Convicts’ minds play unfunny jokes … on themselves.

They conjure up bright ideas of squeezing through rat holes, distracting prison guards and beginning clean-slate lives. Memory is suppressed, if only momentarily, and that’s all it takes.

When Kelly A. Frank, the man once accused of plotting to kidnap David Letterman’s son, and William Willcutt rendezvoused at the Montana State Prison ranch earlier this month, they agreed on a cockamamie idea: Run for it.

The brain is tricky like that.

Theirs told them to steal a truck and head north, maybe toward Canada, maybe toward Letterman’s Choteau ranch. They made a pit stop in Clancy, where police believe Willcutt stole food, knives and a box of ammunition. Maybe then they had second thoughts – a moment of clarity.

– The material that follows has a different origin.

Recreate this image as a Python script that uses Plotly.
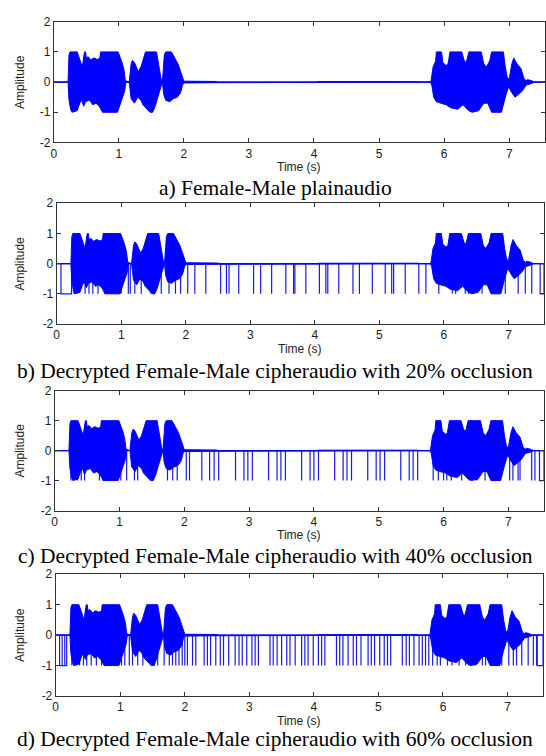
import plotly.graph_objects as go

W, H = 546, 756
X_MAX = 7.55

# ---- speech envelope (shared by all four panels) ----
upper_t = [0, 0.22, 0.235, 0.25, 0.36, 0.385, 0.42, 0.44, 0.465, 0.475, 0.49, 0.5, 0.53, 0.57, 0.62, 0.67,
           0.71, 0.72, 0.99, 1.02, 1.05, 1.08, 1.1, 1.16, 1.19, 1.21, 1.24, 1.27, 1.3, 1.34, 1.37, 1.41,
           1.58, 1.6, 1.63, 1.65, 1.67, 1.68, 1.7, 1.72, 1.81, 1.86, 1.91, 1.95, 1.98, 2.0, 2.5, 2.52,
           4.05, 4.06, 5.6, 5.62, 5.78, 5.8, 5.83, 5.87, 5.88, 5.96, 5.98, 6.03, 6.06, 6.09, 6.27, 6.31,
           6.34, 6.38, 6.57, 6.61, 6.65, 6.7, 6.73, 6.91, 6.94, 6.97, 7.0, 7.04, 7.07, 7.12, 7.18, 7.2,
           7.23, 7.26, 7.28, 7.34, 7.39, 7.55]
upper_v = [0, 0, 0.9, 1.0, 1.0, 0.85, 0.6, 0.5, 0.9, 1.0, 1.0, 0.8, 0.84, 0.74, 0.8, 0.75,
           0.8, 1.0, 1.0, 0.85, 0.65, 0.4, 0.05, 0.0, 0.6, 0.72, 0.65, 0.5, 0.35, 0.5, 0.75, 1.0,
           1.0, 0.7, 0.35, 0.1, 0.0, 0.3, 0.9, 1.0, 1.0, 0.8, 0.6, 0.35, 0.1, 0.03, 0.02, 0.0,
           0.0, 0.015, 0.015, 0.0, 0.0, 0.05, 0.5, 0.7, 1.0, 1.0, 0.65, 0.55, 0.6, 1.0, 1.0, 0.7,
           0.65, 1.0, 1.0, 0.6, 0.5, 0.7, 1.0, 1.0, 0.5, 0.15, 0.1, 0.6, 0.8, 0.6, 0.45, 0.3,
           0.1, 0.05, 0.08, 0.05, 0.0, 0.0]
lower_t = [0, 0.22, 0.235, 0.26, 0.28, 0.36, 0.4, 0.43, 0.46, 0.49, 0.55, 0.6, 0.65, 0.7, 0.75, 0.98,
           1.02, 1.05, 1.09, 1.11, 1.16, 1.19, 1.24, 1.29, 1.34, 1.37, 1.43, 1.48, 1.52, 1.56, 1.6,
           1.64, 1.67, 1.69, 1.72, 1.78, 1.84, 1.9, 1.95, 1.98, 2.0, 2.5, 2.52, 4.05, 4.06, 5.6, 5.62,
           5.79, 5.81, 5.84, 5.88, 5.95, 6.03, 6.1, 6.21, 6.29, 6.38, 6.43, 6.53, 6.61, 6.67, 6.73,
           6.88, 6.94, 6.99, 7.04, 7.09, 7.14, 7.2, 7.26, 7.34, 7.39, 7.55]
lower_v = [0, 0, -0.6, -0.9, -1.0, -0.95, -0.7, -0.6, -0.8, -0.65, -0.6, -0.75, -0.7, -0.8, -1.0, -1.0,
           -0.8, -0.55, -0.3, 0.0, 0.0, -0.55, -0.7, -0.5, -0.6, -0.75, -0.9, -1.0, -1.0, -0.8, -0.5,
           -0.25, 0.0, -0.4, -0.6, -0.65, -0.55, -0.5, -0.35, -0.1, -0.03, -0.02, 0.0, 0.0, -0.015, -0.015, 0.0,
           0.0, -0.1, -0.5, -0.65, -0.7, -0.75, -0.85, -0.9, -0.75, -0.95, -1.0, -0.95, -0.7, -0.7, -1.0,
           -1.0, -0.5, -0.15, -0.35, -0.5, -0.4, -0.3, -0.1, -0.05, 0.0, 0.0]

# ---- occlusion spikes (to -1) ----
spikes_b = [0.27, 0.44, 0.5, 0.56, 0.64, 0.74, 0.87, 1.0, 1.11, 1.14, 1.21, 1.31, 1.46, 1.62, 1.74, 1.84, 1.92,
            2.03, 2.14, 2.31, 2.54, 2.63, 2.67, 2.82, 3.05, 3.16, 3.33, 3.55, 3.67, 3.69, 3.86, 4.07, 4.17,
            4.2, 4.37, 4.59, 4.69, 4.89, 5.09, 5.19, 5.22, 5.4, 5.61, 5.72,
            5.92, 6.13, 6.18, 6.33, 6.38, 6.59, 6.74, 6.95, 7.15, 7.26, 7.36]
wide_b_start = [0.066, 7.49]
wide_b_end = [0.23, 7.55]

spikes_c = [0.25, 0.35, 0.41, 0.46, 0.69, 0.74, 0.87, 0.92, 1.02, 1.11, 1.23, 1.28, 1.51, 1.74, 1.82, 1.89,
            2.03, 2.08, 2.27, 2.39, 2.46, 2.53, 2.79, 2.92, 2.98, 3.05, 3.3, 3.43, 3.49, 3.56, 3.81, 3.94,
            4.0, 4.07, 4.32, 4.45, 4.51, 4.58, 4.83, 4.96, 5.02, 5.09, 5.34, 5.47, 5.53, 5.6,
            5.84, 5.92, 6.0, 6.05, 6.12, 6.28, 6.4, 6.51, 6.64, 6.84, 7.02, 7.07, 7.15, 7.18, 7.36, 7.41]
wide_c_start = [7.48]
wide_c_end = [7.55]

spikes_d = [0.1, 0.14, 0.25, 0.32, 0.37, 0.43, 0.48, 0.55, 0.63, 0.71, 0.76, 0.84, 0.94, 1.02, 1.07, 1.14,
            1.19, 1.27, 1.35, 1.48, 1.53, 1.58, 1.68, 1.76, 1.81, 1.86, 1.91, 1.96, 2.0, 2.04, 2.12, 2.17,
            2.3, 2.35, 2.4, 2.48, 2.55, 2.6, 2.68, 2.78, 2.84, 2.89, 2.96, 3.04, 3.09, 3.14, 3.32, 3.37,
            3.43, 3.5, 3.58, 3.63, 3.71, 3.81, 3.86, 3.91, 3.99, 4.07, 4.12, 4.17, 4.35, 4.4, 4.45, 4.53,
            4.61, 4.66, 4.73, 4.84, 4.89, 4.94, 5.02, 5.09, 5.14, 5.19, 5.37, 5.43, 5.48, 5.55, 5.63,
            5.68, 5.73, 5.78, 5.84, 5.91, 5.96, 6.07, 6.14, 6.25, 6.35, 6.4, 6.5, 6.61, 6.66, 6.76,
            6.86, 6.91, 7.02, 7.09, 7.14, 7.22, 7.32, 7.4, 7.45]
wide_d_start = [0.06, 7.46]
wide_d_end = [0.17, 7.55]

x_ticks = [0, 1, 2, 3, 4, 5, 6, 7]
y_ticks = [-2, -1, 0, 1, 2]
y_tick_text = ["-2", "-1", "0", "1", "2"]

captions = [
    "a) Female-Male plainaudio",
    "b) Decrypted Female-Male cipheraudio with 20% occlusion",
    "c) Decrypted Female-Male cipheraudio with 40% occlusion",
    "d) Decrypted Female-Male cipheraudio with 60% occlusion",
]

# panel boxes in pixels: left, right, top, bottom
panels = [(51, 545, 15, 138), (54, 544, 200, 323), (52, 544, 391, 513), (53, 543, 578, 702)]
caption_y = [184, 371, 559, 746]

spike_sets = [([], [], []),
              (spikes_b, wide_b_start, wide_b_end),
              (spikes_c, wide_c_start, wide_c_end),
              (spikes_d, wide_d_start, wide_d_end)]

BLUE = "#0000ff"
SPIKE = "#1a1ae6"
fig = go.Figure()
poly_x = upper_t + lower_t[::-1]
poly_y = upper_v + lower_v[::-1]

annotations = []
layout_axes = {}
for i, (l, r, t, b) in enumerate(panels):
    n = "" if i == 0 else str(i + 1)
    xa, ya = "x" + n, "y" + n
    sp, ws, we = spike_sets[i]
    sx, sy = [], []
    for s in sp:
        sx += [s, s, None]
        sy += [0, -1, None]
    for s, e in zip(ws, we):
        sx += [s, s, e, e, None]
        sy += [0, -1, -1, 0, None]
    if sx:
        fig.add_trace(go.Scatter(x=sx, y=sy, mode="lines", line=dict(color=SPIKE, width=1.2),
                                 xaxis=xa, yaxis=ya, showlegend=False, hoverinfo="skip"))
    fig.add_trace(go.Scatter(x=poly_x, y=poly_y, mode="lines", fill="toself", fillcolor=BLUE,
                             line=dict(color=BLUE, width=1), xaxis=xa, yaxis=ya,
                             showlegend=False, hoverinfo="skip"))
    fig.add_trace(go.Scatter(x=[0, X_MAX], y=[0, 0], mode="lines", line=dict(color=BLUE, width=1.2),
                             xaxis=xa, yaxis=ya, showlegend=False, hoverinfo="skip"))

    common = dict(showline=True, linecolor="#333333", linewidth=1, mirror="ticks", ticks="inside",
                  ticklen=4, tickcolor="#333333", showgrid=False, zeroline=False,
                  tickfont=dict(family="Liberation Sans, Arial", size=12, color="#222222"))
    layout_axes["xaxis" + n] = dict(domain=[l / W, r / W], range=[0, X_MAX], tickvals=x_ticks,
                                    anchor=ya, **common)
    layout_axes["yaxis" + n] = dict(domain=[1 - b / H, 1 - t / H], range=[-2, 2], tickvals=y_ticks,
                                    ticktext=y_tick_text, anchor=xa, **common)
    annotations.append(dict(text="Time (s)", x=(l + r) / 2 / W, y=1 - (b + 25) / H, xref="paper",
                            yref="paper", showarrow=False, xanchor="center", yanchor="middle",
                            font=dict(family="Liberation Sans, Arial", size=12, color="#222222")))
    annotations.append(dict(text="Amplitude", x=17 / W, y=1 - (t + b) / 2 / H, xref="paper",
                            yref="paper", showarrow=False, textangle=-90, xanchor="center",
                            yanchor="middle",
                            font=dict(family="Liberation Sans, Arial", size=12, color="#222222")))
    annotations.append(dict(text=captions[i], x=274 / W, y=1 - caption_y[i] / H, xref="paper",
                            yref="paper", showarrow=False, xanchor="center", yanchor="middle",
                            font=dict(family="Liberation Serif, Times New Roman", size=21.5,
                                      color="#000000")))

fig.update_layout(width=W, height=H, margin=dict(l=0, r=0, t=0, b=0),
                  paper_bgcolor="white", plot_bgcolor="white", annotations=annotations,
                  showlegend=False, hovermode=False, **layout_axes)
fig.write_html("out.html", config={"displayModeBar": False, "staticPlot": True},
               post_script="document.body.style.margin='0';document.body.style.overflow='hidden';")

In between bites, Willcutt may have turned to his partner and said, “this was a bad idea,” before offering him a piece of licorice.

The percentages were stacked against them. It’s so rare for an escapee to remain escaped that each time it’s pulled off successfully it’s made into a movie, and there has only been a few of those.

But Willcutt and Frank chose to forget. It’s not surprising, given recent studies concluding the brain can do just that: Store unwanted memories where you don’t have to look at them, think about them or foresee the added prison time awaiting your capture. Instead the fugitives may have remembered Tim Robbins in “The Shawshank Redemption,” sanding a boat on a white sand beach in Mexico.

U.S. research teams in Oregon and California found that people can, in fact, hide away memories, backing up Sigmund Freud’s original belief of “voluntary memory suppression.”

This study, released a few years back, was greeted with some derision. It was supported, according to the BBC, “by what seemed an intuitive fact about humans – that the more you try to forget something, the more often it comes back to haunt you.”

Frank and Willcutt may have felt haunted when they were bathing in a river in the Swan Valley. All of those memories, now unsuppressed, might have flooded their cerebra. They were spotted and they made run for it again, this time half naked.

“What were they thinking,” Montanans muttered as they read about the escapees. Along with, “Hey honey, there’s a manhunt in the area, grab the guns.”

The recent escape resembles one I covered as a reporter in Bozeman in 2003. That summer officers chased Shane Savage all over the country. Savage had been charged with threatening to kill a man and a girl, pistol whipping a woman and possessing cocaine. Serious charges but, with good behavior, he could have been released within the decade.

Maybe Savage thought about that, for just a split second, before he threw a basketball down a hallway to distract a detention officer, barged through an emergency exit and scaled a chain-link fence surrounding the jail.

When the inevitable happened, and a Taser-wielding officer electrocuted and apprehended him in Billings, Savage was sentenced to 40 years. His memory must have failed him twice, since this was the second time he had escaped from jail.

That’s the token defense: “I wasn’t thinking.” That’s what Frank and Willcutt will argue before they are handed hefty sentences.

The brain is tricky. It can convince itself to be dumb.